While in the coffee shop the man had a Tourette’s attack and began uncontrollably beating on a wall and cursing loudly. When customers complained, Starbucks employees called the police and had him removed from the premises.
If you’re thinking that the man probably sued Starbucks, go to the head of the class. He claims that workers at the coffee shop violated his civil rights when he began cursing loudly and punching the wall, disturbing and perhaps terrifying other patrons in the coffee shop.
The Florida Commission on Human Relations, which investigates claims of discrimination, claimed there was evidence that Starbucks did not take steps to accommodate the man's disability, but did not say, of course, what an accommodation for a man screaming obscenities and pounding on a wall uncontrollably would be.
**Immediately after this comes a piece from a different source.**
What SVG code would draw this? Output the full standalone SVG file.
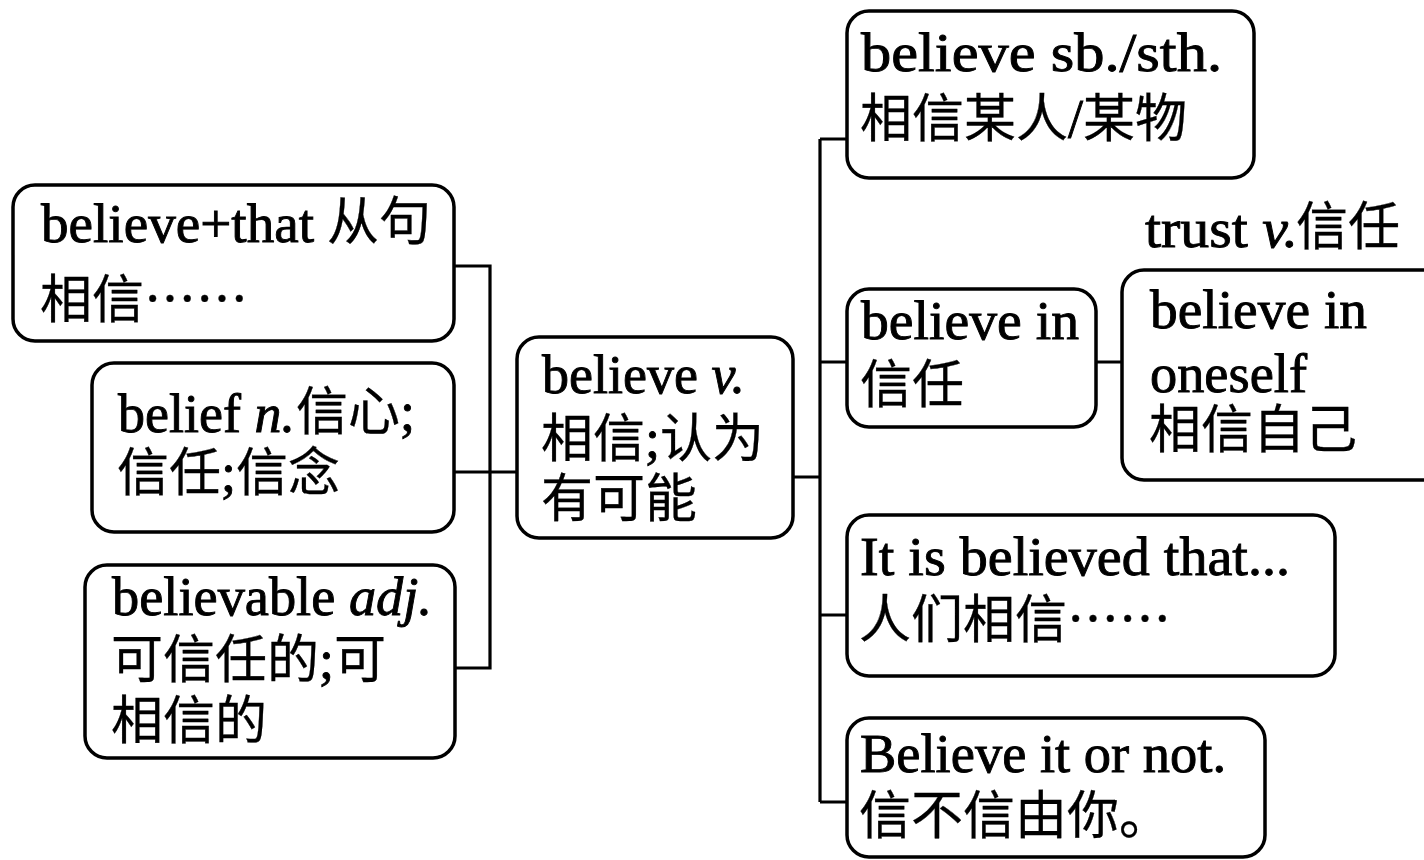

Situations like this are troubling on several levels. We don’t want to mistreat people who have problems they can’t control. But, on the other hand, businesses like Starbucks are not therapy centers. They can’t effectively do what they do, and at the same time incorporate accommodations for every conceivable disability that might come through their doors. More to the point, how do you accommodate people who may, without notice, simply break into fits of violent behavior, or begin shouting profanity?
Furthermore, don’t businesses have an obligation to their non-Tourette Syndrome customers – who comprise the vast majority of their customers, including children – to provide an environment without such aberrant behavior?
Life is not fair; people are not equal. Some of us are not equipped to play a particular sport, despite how badly we may want to. Some of us are incapable of becoming an engineer, or a computer programmer or a designer, even though that is the goal to which we aspire. And some of us have specific problems, such as a disease or disorder, which limit what we can do.
Someone with a disorder like Tourette Syndrome does not have a right to go to Starbucks and disturb other patrons by pounding on the wall and cursing loudly, and Starbucks does not have an obligation to accommodate people with Tourette Syndrome.
If you have a medical condition that produces unpredictable disruptive behavior, you simply have to avoid going to public places where your behavior will be offensive or dangerous to innocent bystanders, and you are not entitled to sue for compensation for your disability. That’s unfortunate for people with Tourette Syndrome, but that’s the way it is.
These situations prompt sympathy both for the Tourette’s sufferer and for Starbucks, but they are not legitimate subjects for law suits. To the contrary, such law suits are strong evidence in support of tort reform.